Requirement
Below are the records; collect from them each line containing the string "LaTeX".

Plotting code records
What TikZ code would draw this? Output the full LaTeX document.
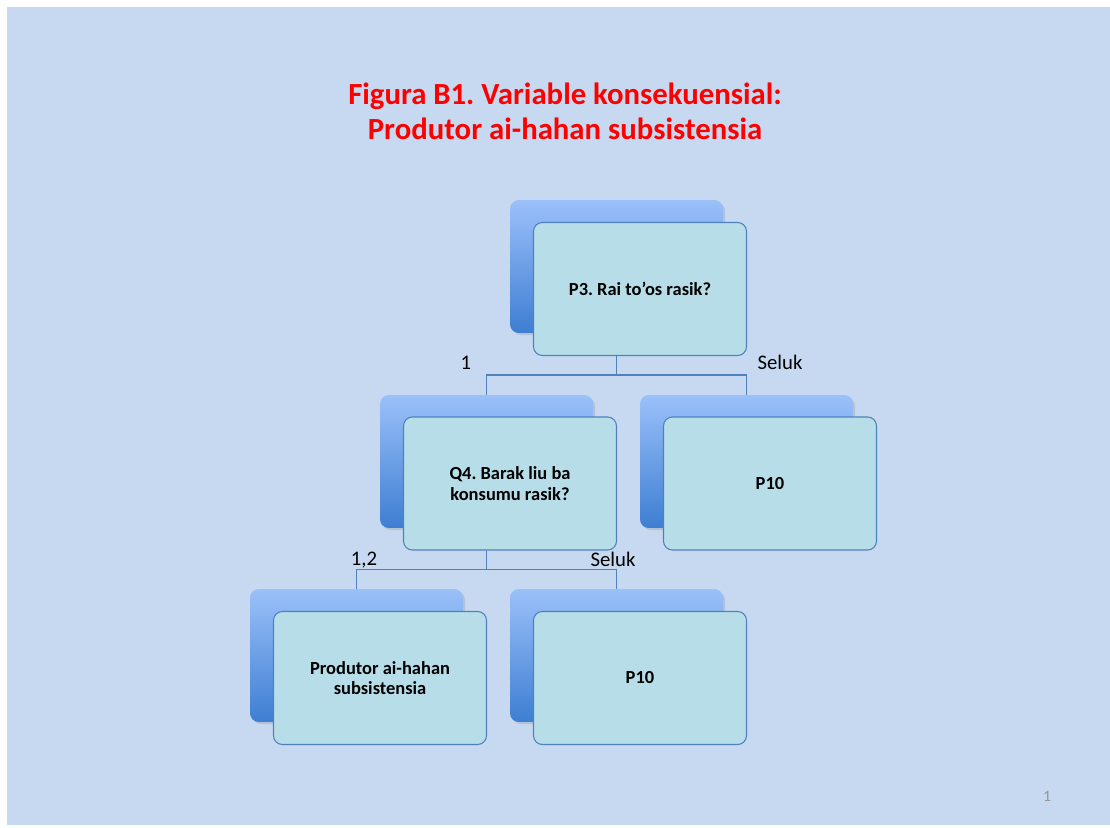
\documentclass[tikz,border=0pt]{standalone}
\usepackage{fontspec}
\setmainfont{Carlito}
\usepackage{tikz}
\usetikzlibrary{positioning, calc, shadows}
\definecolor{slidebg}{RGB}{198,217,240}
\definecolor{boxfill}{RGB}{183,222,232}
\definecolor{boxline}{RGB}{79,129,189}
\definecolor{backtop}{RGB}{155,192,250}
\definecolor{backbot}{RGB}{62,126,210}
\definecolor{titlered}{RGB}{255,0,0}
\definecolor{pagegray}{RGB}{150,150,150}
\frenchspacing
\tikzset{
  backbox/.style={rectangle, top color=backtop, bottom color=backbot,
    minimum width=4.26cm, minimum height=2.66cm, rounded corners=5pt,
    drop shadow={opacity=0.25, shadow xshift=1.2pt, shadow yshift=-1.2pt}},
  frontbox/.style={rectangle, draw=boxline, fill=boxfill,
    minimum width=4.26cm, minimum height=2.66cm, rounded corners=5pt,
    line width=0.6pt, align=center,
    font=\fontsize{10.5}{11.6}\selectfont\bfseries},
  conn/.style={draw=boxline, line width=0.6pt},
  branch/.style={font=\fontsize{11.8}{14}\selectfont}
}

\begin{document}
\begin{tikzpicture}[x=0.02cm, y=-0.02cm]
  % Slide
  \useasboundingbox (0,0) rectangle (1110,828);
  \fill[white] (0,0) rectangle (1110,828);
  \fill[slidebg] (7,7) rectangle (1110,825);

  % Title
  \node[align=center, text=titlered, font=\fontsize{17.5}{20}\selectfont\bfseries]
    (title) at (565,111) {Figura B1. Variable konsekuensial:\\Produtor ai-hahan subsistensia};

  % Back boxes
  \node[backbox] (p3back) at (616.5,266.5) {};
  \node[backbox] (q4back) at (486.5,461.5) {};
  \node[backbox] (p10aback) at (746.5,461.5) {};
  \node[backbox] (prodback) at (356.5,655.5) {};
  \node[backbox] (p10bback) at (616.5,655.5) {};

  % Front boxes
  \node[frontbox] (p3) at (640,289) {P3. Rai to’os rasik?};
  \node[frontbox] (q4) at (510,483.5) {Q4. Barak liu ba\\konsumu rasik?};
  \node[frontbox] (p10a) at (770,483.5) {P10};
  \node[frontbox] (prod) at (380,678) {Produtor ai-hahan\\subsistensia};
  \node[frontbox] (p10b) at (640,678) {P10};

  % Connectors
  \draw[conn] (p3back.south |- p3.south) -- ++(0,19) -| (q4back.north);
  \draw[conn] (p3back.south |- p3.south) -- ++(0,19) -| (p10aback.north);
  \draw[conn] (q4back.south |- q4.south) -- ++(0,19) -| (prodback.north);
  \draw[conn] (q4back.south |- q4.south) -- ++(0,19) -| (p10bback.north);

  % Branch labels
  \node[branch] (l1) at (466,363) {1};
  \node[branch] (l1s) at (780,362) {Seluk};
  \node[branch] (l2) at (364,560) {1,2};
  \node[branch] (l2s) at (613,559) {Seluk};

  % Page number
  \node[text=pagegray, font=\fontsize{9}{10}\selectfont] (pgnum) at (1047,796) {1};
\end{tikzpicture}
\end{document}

* * *

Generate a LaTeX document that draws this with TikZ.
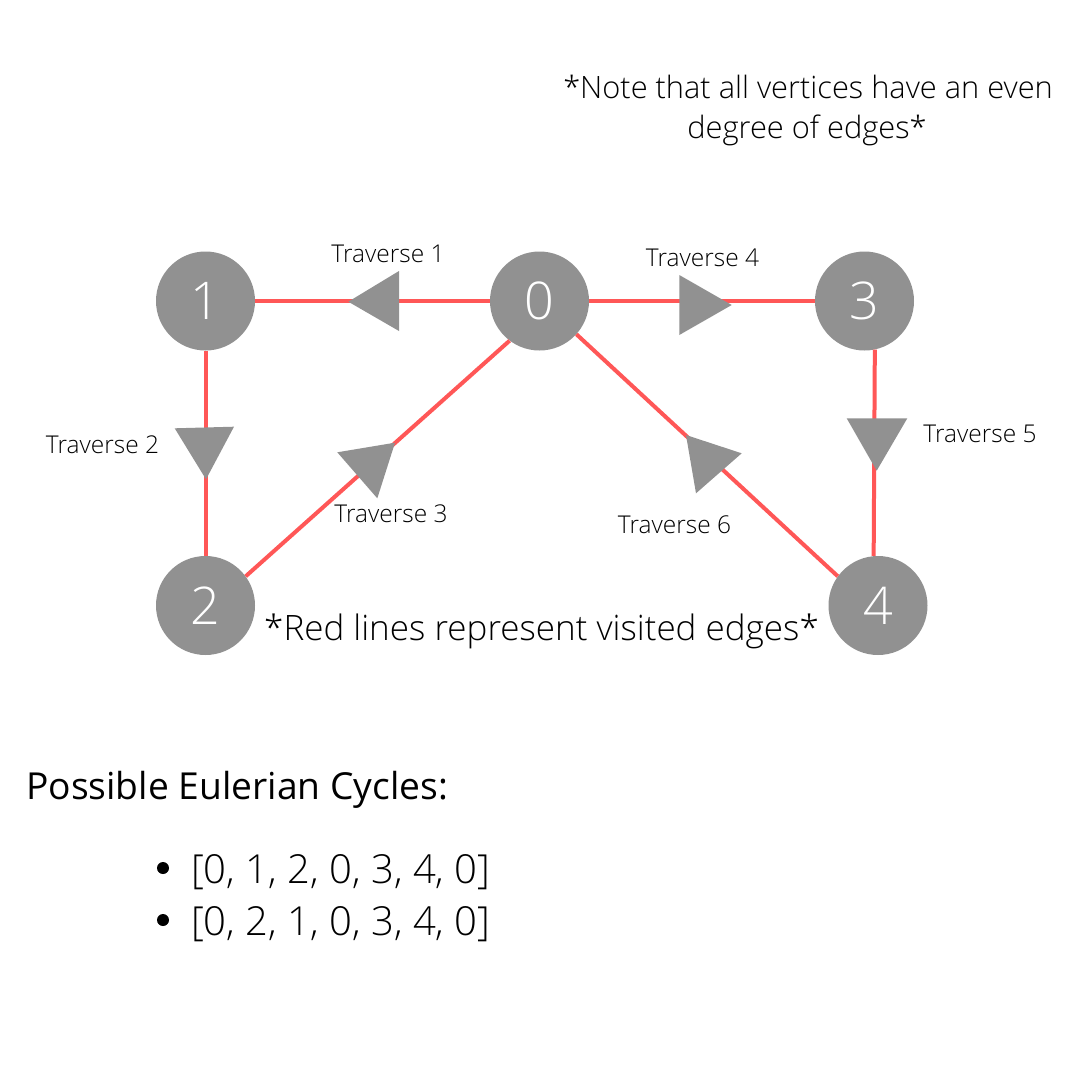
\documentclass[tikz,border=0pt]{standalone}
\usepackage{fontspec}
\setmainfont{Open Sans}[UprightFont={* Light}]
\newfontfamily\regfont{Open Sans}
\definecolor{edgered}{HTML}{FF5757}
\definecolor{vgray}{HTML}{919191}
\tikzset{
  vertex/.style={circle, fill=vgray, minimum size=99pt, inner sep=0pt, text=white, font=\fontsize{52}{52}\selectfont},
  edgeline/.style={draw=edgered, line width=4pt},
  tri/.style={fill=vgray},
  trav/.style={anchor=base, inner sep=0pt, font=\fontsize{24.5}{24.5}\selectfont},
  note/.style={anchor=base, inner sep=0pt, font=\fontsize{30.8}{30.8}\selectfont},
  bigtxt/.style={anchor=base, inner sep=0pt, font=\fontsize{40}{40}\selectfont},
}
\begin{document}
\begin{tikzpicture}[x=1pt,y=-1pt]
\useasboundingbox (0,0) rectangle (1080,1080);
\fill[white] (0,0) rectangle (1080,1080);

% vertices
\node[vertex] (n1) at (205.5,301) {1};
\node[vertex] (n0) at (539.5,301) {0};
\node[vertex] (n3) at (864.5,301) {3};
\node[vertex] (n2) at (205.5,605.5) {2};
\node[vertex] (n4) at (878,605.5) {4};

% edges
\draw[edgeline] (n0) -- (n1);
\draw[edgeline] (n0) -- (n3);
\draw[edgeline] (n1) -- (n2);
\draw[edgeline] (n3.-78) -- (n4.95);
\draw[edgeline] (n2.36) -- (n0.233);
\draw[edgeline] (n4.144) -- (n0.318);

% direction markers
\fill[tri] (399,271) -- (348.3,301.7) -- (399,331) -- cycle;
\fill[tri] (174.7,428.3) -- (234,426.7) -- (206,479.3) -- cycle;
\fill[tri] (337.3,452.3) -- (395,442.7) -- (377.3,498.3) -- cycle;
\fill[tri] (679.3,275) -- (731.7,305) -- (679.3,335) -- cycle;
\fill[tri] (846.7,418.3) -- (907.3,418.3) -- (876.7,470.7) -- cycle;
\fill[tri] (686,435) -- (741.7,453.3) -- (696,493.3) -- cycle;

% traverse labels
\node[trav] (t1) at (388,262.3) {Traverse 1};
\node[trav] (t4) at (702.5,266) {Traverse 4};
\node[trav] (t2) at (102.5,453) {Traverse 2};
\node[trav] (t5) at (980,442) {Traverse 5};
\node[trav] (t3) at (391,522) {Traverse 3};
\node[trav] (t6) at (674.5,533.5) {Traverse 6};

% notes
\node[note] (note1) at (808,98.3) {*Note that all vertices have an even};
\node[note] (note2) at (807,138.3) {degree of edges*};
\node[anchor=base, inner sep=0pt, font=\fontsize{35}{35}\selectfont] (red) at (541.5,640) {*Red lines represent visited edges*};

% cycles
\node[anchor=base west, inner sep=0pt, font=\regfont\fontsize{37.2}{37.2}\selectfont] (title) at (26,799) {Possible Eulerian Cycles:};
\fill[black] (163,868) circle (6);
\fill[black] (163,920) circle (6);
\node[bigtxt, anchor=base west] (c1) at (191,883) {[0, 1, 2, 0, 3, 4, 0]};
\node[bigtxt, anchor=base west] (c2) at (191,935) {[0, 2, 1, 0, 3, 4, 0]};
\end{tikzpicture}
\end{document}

Reply to the task
What TikZ code would draw this? Output the full LaTeX document.
Generate a LaTeX document that draws this with TikZ.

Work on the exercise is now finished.